- Weight: Heavyweight/Super Heavyweight
- Born: 5 May 1879 Skødstrup, Aarhus, Denmark
- Died: 6 January 1965 (aged 85)
- Olympic team: Denmark

Medal record
Men's Greco-Roman wrestling
Representing Denmark
Olympic Games
| Bronze medal – third place | 1908 London | Super heavyweight |
| Bronze medal – third place | 1912 Stockholm | Heavyweight |
Intercalated Games
| Gold medal – first place | 1906 Athens | Heavyweight |
| Gold medal – first place | 1906 Athens | Overall |

= Søren Marinus Jensen =

Danish wrestler (1879–1965)

Søren Marinus Jensen (5 May 1879 – 6 January 1965) was a Danish sport wrestler who competed in the 1906 Intercalated Games and the 1908 and 1912 Summer Olympics. He won medals at each Game; however, the gold medals he won at the 1906 Games are no longer considered to be Olympic medals. He remains Denmark's most successful wrestler at the Olympics. In addition, he was World Champion in 1905 and won multiple European championship silver medals.

==Sporting career==
Jensen first competed at the 1904 World Wrestling Championships, failing to finish in the top three of his weight category. Returning the following year, he was victorious in the heavyweight competition, taking the gold medal. It was the only occasion he won the world championship, although he did place third in 1910. He also placed second in the European championships on three occasions.

===Olympics===
He competed for Denmark at the 1906 Intercalated Games in the Greco-Roman heavyweight class and an open weight class for all Greco-Roman competitors. In the first round of the heavyweight class, he faced the Austrian wrestler Arnold, who he considered his greatest threat in the competition. After an hour of wrestling, Jensen emerged victorious.

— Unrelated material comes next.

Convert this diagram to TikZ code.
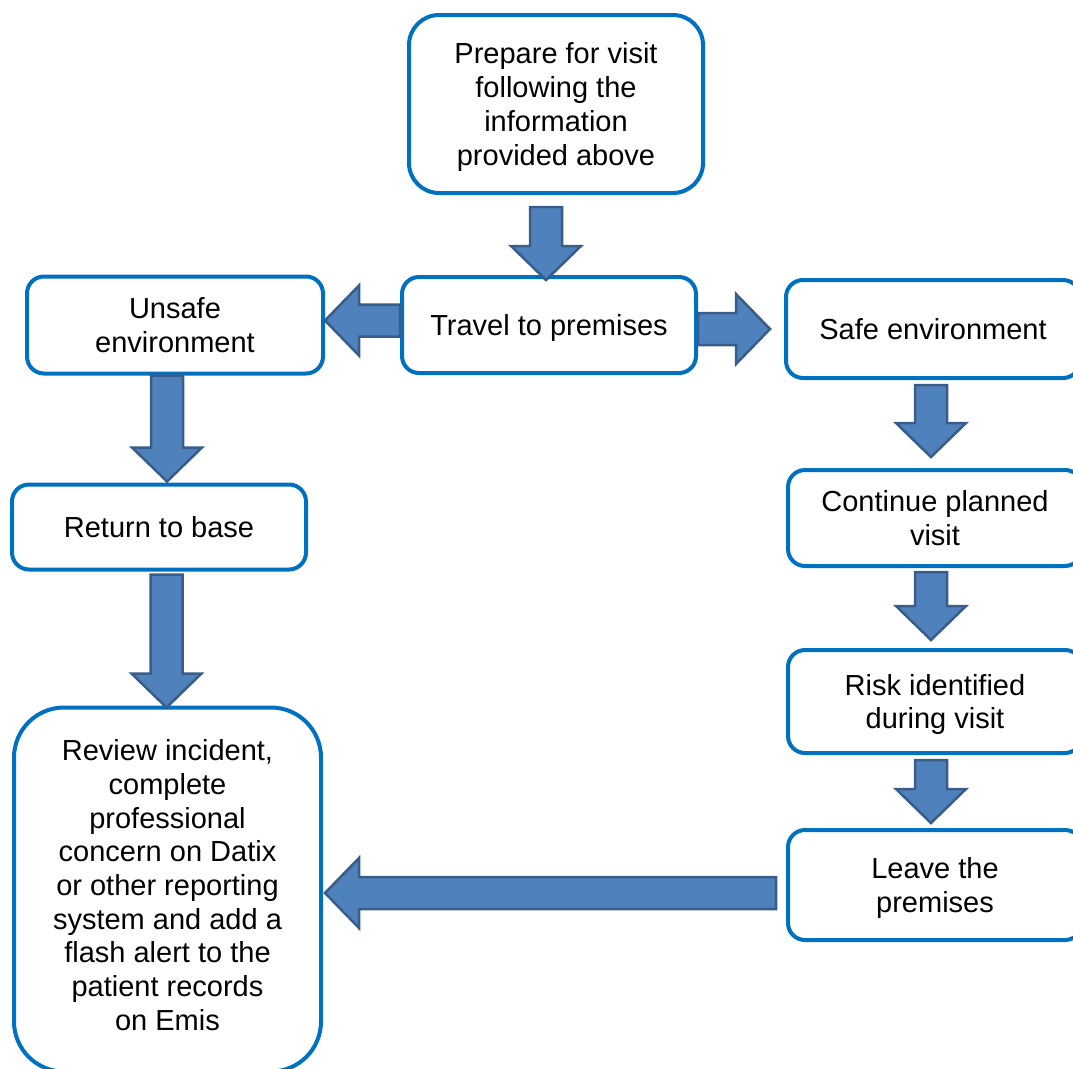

In the second round, he faced Ronti of the German team, who weighed in excess of 120 kilograms (264 lbs). Following a victory against the German, he faced and defeated the Belgian Debouis and then Bauer from Austria to win the gold medal in the heavyweight class, at which point King George I of Greece called out to him in congratulation. Following that gold medal, he competed once more in the open competition, winning that competition as well and a second gold medal.

He competed at the following two Olympic Games, winning the bronze medal in the Greco-Roman super heavyweight event at the 1908 Summer Olympics and another bronze medal this time in the Greco-Roman heavyweight competition at the 1912 Summer Olympics. At the 1912 Games he made it to the deciding match to find out who would win the gold medal, against Finland's Yrjö Saarela. After three hours of wrestling in the open air, Jensen retired from exhaustion on a particularly hot day.

==Legacy==
Although he won Denmark's only wrestling gold medal at an Olympic Games, those Games are no longer considered to be a true Olympic Games and instead are referred to as the 1906 Intercalated Games. Including those medals at the 1906 Games, Jensen remains Denmark's most successful wrestler at the Olympics with his four medals.